After seeing his first points for Lotus slip away in Canada, Pastor Maldonado is happy to be heading back to Austria for Formula 1’s first visit since 2003.
What are your thoughts ahead of Austria?
I know the track, but it was maybe ten years ago when I last raced there and it will be new for me in an F1 car. I think it should be quite good for the E22. It looks like the circuit doesn’t have too many low speed corners and the downforce and set-up is similar to Barcelona, which should help us. We will work hard to solve the problems we had in Canada so that we can reach our targets in Austria. I’m certainly optimistic that Austria will suit us better than the last two rounds.
What were the positives and negatives from Canada?
The main positive was that we were fighting for points, easily. The strategy was quite good: Starting on Prime tyres and planning only one stop. It was difficult in terms of grip at the beginning and we lost some places, which we expected because the other guys were on Super-soft tyres. But the pace came and I was competitive. We started 17th and were up to eighth place. Then we had a power unit problem and had to retire. I know we’ve had retirements before, but this was particularly difficult as we have really made progress and we could have finished well despite starting the race from so far back.
How is your morale after two tough races?
I am very motivated. I think we have some good weekends ahead of us and there are still so many races to go. The European part of the season is very important for us, so let’s push hard, do our best and for sure we will be in the points soon.
Do you like racing in Europe?
I like to be racing anywhere! I have raced for many years in Europe and so many of the junior categories are there. Of course, I would love to race at home too, but racing anywhere is what you want to do as a race driver. I would race on the moon if there was a race track there!
What do you remember about your last race in Austria?
It was in Formula Renault and I finished on the podium. Actually I think I won, but I don’t remember to be honest! It’s a high downforce track. Most of the corners are very quick, especially in the second sector. It’s a lot of fun to race there and I’m happy to be going back.
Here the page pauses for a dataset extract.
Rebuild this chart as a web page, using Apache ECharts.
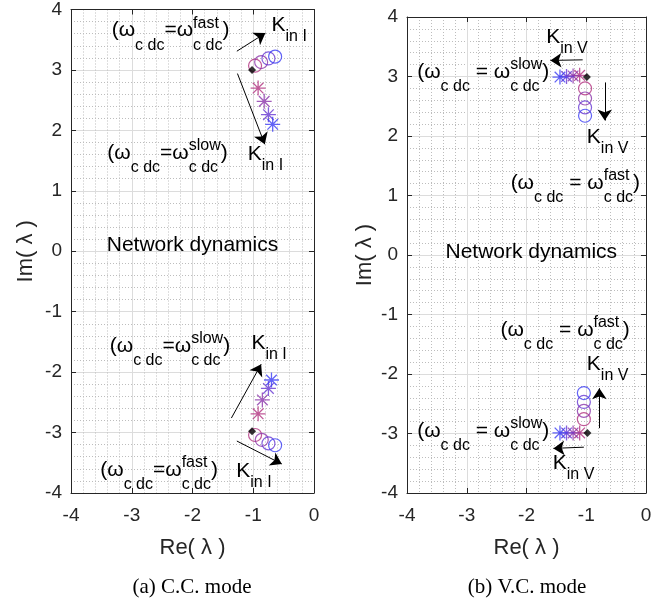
<!DOCTYPE html>
<html><head><meta charset="utf-8">
<script src="https://cdn.jsdelivr.net/npm/echarts@6.0.0/dist/echarts.min.js"></script>
<style>html,body{margin:0;padding:0;background:#fff}#c{width:672px;height:604px}</style>
</head><body><div id="c"></div>
<script>
const FONT = '"Liberation Sans", Arial, Helvetica, sans-serif';
const SERIF = '"Liberation Serif", "Times New Roman", serif';

// ---- data ----
const gainColors = ['#b0307e', '#8b35aa', '#6637d2', '#3b3cf4']; // low K -> high K
// (a) C.C. mode
const ccEqRe = [-1.02, -1.02];
const ccEqIm = [3.00, -2.98];
const ccCircUpRe = [-0.97, -0.87, -0.75, -0.64];
const ccCircUpIm = [3.07, 3.13, 3.19, 3.22];
const ccCircLoRe = [-0.97, -0.86, -0.75, -0.64];
const ccCircLoIm = [-3.04, -3.12, -3.18, -3.21];
const ccStarUpRe = [-0.92, -0.82, -0.75, -0.68];
const ccStarUpIm = [2.70, 2.48, 2.26, 2.10];
const ccStarLoRe = [-0.92, -0.85, -0.75, -0.70];
const ccStarLoIm = [-2.69, -2.46, -2.27, -2.13];
// (b) V.C. mode
const vcEqRe = [-0.99, -0.98];
const vcEqIm = [2.99, -2.99];
const vcCircUpRe = [-1.02, -1.02, -1.02, -1.02];
const vcCircUpIm = [2.80, 2.63, 2.48, 2.34];
const vcCircLoRe = [-1.04, -1.04, -1.04, -1.04];
const vcCircLoIm = [-2.76, -2.62, -2.47, -2.32];
const vcStarUpRe = [-1.11, -1.22, -1.33, -1.44];
const vcStarUpIm = [3.02, 3.01, 3.00, 2.99];
const vcStarLoRe = [-1.11, -1.22, -1.33, -1.44];
const vcStarLoIm = [-2.99, -2.99, -2.99, -2.99];
// arrows [x1, y1, x2, y2] (tail -> head)
const ccArrows = [
  [-1.27, 3.31, -0.80, 3.61],
  [-1.26, 2.94, -0.81, 1.77],
  [-1.36, -2.76, -0.87, -1.87],
  [-1.27, -3.14, -0.53, -3.52]
];
const vcArrows = [
  [-1.06, 3.28, -1.60, 3.27],
  [-0.69, 2.90, -0.69, 2.26],
  [-0.78, -2.91, -0.78, -2.24],
  [-1.04, -3.23, -1.55, -3.25]
];
const reRange = [-4, 0];
const imRange = [-4, 4];
const xName = 'Re( λ )';
const yName = 'Im( λ )';
const captions = ['(a) C.C. mode', '(b) V.C. mode'];

const STAR = 'path://M10,0L10,20M0,10L20,10M2.93,2.93L17.07,17.07M2.93,17.07L17.07,2.93';

function pts(re, im, kind) {
  return re.map((x, i) => {
    const c = gainColors[i];
    const st = kind === 'circ'
      ? { color: 'rgba(0,0,0,0)', borderColor: c, borderWidth: 1.2 }
      : { color: c, borderColor: c, borderWidth: 1.3 };
    return { value: [x, im[i]], itemStyle: st };
  });
}

function mkX(grid, main) {
  return {
    type: 'value', gridIndex: grid, position: main ? 'bottom' : 'top',
    min: reRange[0], max: reRange[1], interval: 1,
    axisLine: { show: true, onZero: false, lineStyle: { color: '#262626', width: 1 } },
    axisTick: { show: true, inside: true, length: 5, lineStyle: { color: '#262626' } },
    axisLabel: { show: main, color: '#262626', fontSize: 19, fontFamily: FONT, margin: 13 },
    splitLine: { show: main, lineStyle: { color: '#dcdcdc', width: 1 } },
    minorTick: { show: main, splitNumber: 5, length: 0 },
    minorSplitLine: { show: main, lineStyle: { color: '#bdbdbd', type: [1, 2], width: 1 } },
    name: main ? xName : '', nameLocation: 'middle', nameGap: 44,
    nameTextStyle: { fontSize: 22, color: '#262626', fontFamily: FONT }
  };
}
function mkY(grid, main, gap) {
  return {
    type: 'value', gridIndex: grid, position: main ? 'left' : 'right',
    min: imRange[0], max: imRange[1], interval: 1,
    axisLine: { show: true, onZero: false, lineStyle: { color: '#262626', width: 1 } },
    axisTick: { show: true, inside: true, length: 5, lineStyle: { color: '#262626' } },
    axisLabel: { show: main, color: '#262626', fontSize: 19, fontFamily: FONT, margin: 9 },
    splitLine: { show: main, lineStyle: { color: '#dcdcdc', width: 1 } },
    minorTick: { show: main, splitNumber: 5, length: 0 },
    minorSplitLine: { show: main, lineStyle: { color: '#bdbdbd', type: [1, 2], width: 1 } },
    name: main ? yName : '', nameLocation: 'middle', nameGap: gap, nameRotate: 90,
    nameTextStyle: { fontSize: 22, color: '#262626', fontFamily: FONT }
  };
}

function plotSeries(xi, yi, eqRe, eqIm, cuRe, cuIm, clRe, clIm, suRe, suIm, slRe, slIm, arrows) {
  return [
    { type: 'lines', coordinateSystem: 'cartesian2d', xAxisIndex: xi, yAxisIndex: yi,
      symbol: ['none', 'arrow'], symbolSize: 11, silent: true, z: 3,
      lineStyle: { color: '#000', width: 1, opacity: 1, curveness: 0 },
      data: arrows.map(a => ({ coords: [[a[0], a[1]], [a[2], a[3]]] })) },
    { type: 'scatter', xAxisIndex: xi, yAxisIndex: yi, symbol: 'circle', symbolSize: 13, silent: true, z: 4,
      data: pts(cuRe, cuIm, 'circ').concat(pts(clRe, clIm, 'circ')) },
    { type: 'scatter', xAxisIndex: xi, yAxisIndex: yi, symbol: STAR, symbolSize: 15, silent: true, z: 4,
      data: pts(suRe, suIm, 'star').concat(pts(slRe, slIm, 'star')) },
    { type: 'scatter', xAxisIndex: xi, yAxisIndex: yi, symbol: 'diamond', symbolSize: 8, silent: true, z: 5,
      itemStyle: { color: '#000' },
      data: eqRe.map((x, i) => [x, eqIm[i]]) }
  ];
}

const chart = echarts.init(document.getElementById('c'), null, { renderer: 'canvas' });
const option = {
  animation: false,
  backgroundColor: '#fff',
  grid: [
    { left: 71, top: 9, width: 243, height: 484 },
    { left: 407, top: 17, width: 239, height: 476 }
  ],
  xAxis: [mkX(0, true), mkX(0, false), mkX(1, true), mkX(1, false)],
  yAxis: [mkY(0, true, 34), mkY(0, false, 0), mkY(1, true, 31), mkY(1, false, 0)],
  series: [].concat(
    plotSeries(0, 0, ccEqRe, ccEqIm, ccCircUpRe, ccCircUpIm, ccCircLoRe, ccCircLoIm,
      ccStarUpRe, ccStarUpIm, ccStarLoRe, ccStarLoIm, ccArrows),
    plotSeries(2, 2, vcEqRe, vcEqIm, vcCircUpRe, vcCircUpIm, vcCircLoRe, vcCircLoIm,
      vcStarUpRe, vcStarUpIm, vcStarLoRe, vcStarLoIm, vcArrows)
  )
};
chart.setOption(option);

// ---- annotations (TeX-like texts) ----
const M = 21, S = 16;
const ctx = document.createElement('canvas').getContext('2d');
function tw(t, s) { ctx.font = s + 'px ' + FONT; return ctx.measureText(t).width; }

function formulaParts(sup, spaced) {
  return [
    { t: '(ω', s: M, dy: 0 },
    { t: 'c dc', s: S, dy: 14.5 },
    { t: spaced ? ' = ω' : '=ω', s: M, dy: 0 },
    { stack: [{ t: sup, s: S, dy: -7.5 }, { t: 'c dc', s: S, dy: 14.5 }] },
    { t: ')', s: M, dy: 0 }
  ];
}
function kParts(sub) {
  return [{ t: 'K', s: M, dy: 0 }, { t: sub, s: S, dy: 11.5 }];
}
function plain(t) { return [{ t: t, s: M, dy: 0 }]; }

// grid index, parts, anchor [re, im], align
const annotations = [
  [0, formulaParts('fast', false), [-3.33, 3.65], 'left'],
  [0, kParts('in I'), [-0.70, 3.74], 'left'],
  [0, formulaParts('slow', false), [-1.42, 1.62], 'right'],
  [0, kParts('in I'), [-1.09, 1.60], 'left'],
  [0, plain('Network dynamics'), [-2.0, 0.10], 'center'],
  [0, formulaParts('slow', false), [-1.38, -1.57], 'right'],
  [0, kParts('in I'), [-1.03, -1.52], 'left'],
  [0, formulaParts('fast', false), [-1.58, -3.62], 'right'],
  [0, kParts('in I'), [-1.28, -3.64], 'left'],
  [1, kParts('in V'), [-1.67, 3.66], 'left'],
  [1, formulaParts('slow', true), [-3.83, 3.08], 'left'],
  [1, kParts('in V'), [-0.99, 1.98], 'left'],
  [1, formulaParts('fast', true), [-0.10, 1.21], 'right'],
  [1, plain('Network dynamics'), [-1.92, 0.05], 'center'],
  [1, formulaParts('fast', true), [-0.27, -1.26], 'right'],
  [1, kParts('in V'), [-0.99, -1.83], 'left'],
  [1, formulaParts('slow', true), [-3.83, -2.96], 'left'],
  [1, kParts('in V'), [-1.56, -3.50], 'left']
];

const elems = [];
function txt(x, y, t, s, fam, align) {
  elems.push({ type: 'text', x: x, y: y, silent: true, z: 10,
    style: { text: t, fontSize: s, fontFamily: fam || FONT, fill: '#000',
      verticalAlign: 'middle', align: align || 'left' } });
}
annotations.forEach(a => {
  const p = chart.convertToPixel({ gridIndex: a[0] }, a[2]);
  const parts = a[1];
  let total = 0;
  parts.forEach(q => {
    total += q.stack ? Math.max.apply(null, q.stack.map(r => tw(r.t, r.s))) : tw(q.t, q.s);
  });
  let x = a[3] === 'left' ? p[0] : a[3] === 'right' ? p[0] - total : p[0] - total / 2;
  parts.forEach(q => {
    if (q.stack) {
      let w = 0;
      q.stack.forEach(r => { txt(x, p[1] + r.dy, r.t, r.s); w = Math.max(w, tw(r.t, r.s)); });
      x += w;
    } else {
      txt(x, p[1] + q.dy, q.t, q.s);
      x += tw(q.t, q.s);
    }
  });
});
// captions
txt(192, 587, captions[0], 21, SERIF, 'center');
txt(527, 587, captions[1], 21, SERIF, 'center');
chart.setOption({ graphic: elems });
</script></body></html>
How is the relationship with the team?
We all know what we have to do and we are all pushing hard. Yes, we can all get frustrated, but ultimately we all want to achieve success so we remain positive. We can see how much improvement there has been with pace from the car and once we have all the reliability issues sorted we’ll be regularly fighting for points. Once we’re there, the next target is to fight for more points and then podiums. We’ve seen that the Mercedes are not perfect and can be beaten. Even they had reliability issues in Canada.
Given the start to your season, does your outlook change?
No, I still keep pushing and it’s still possible to achieve good things this year. We have had a third of the season which has been a challenge – a big challenge – but we still have two thirds of the year to go with many circuits which should suit our car. You arrive at every track with the target of having the best weekend possible and finding as much performance from the car and yourself. This does not change if you’ve had a difficult last weekend in the car. I can’t wait to get out in FP1 in Austria.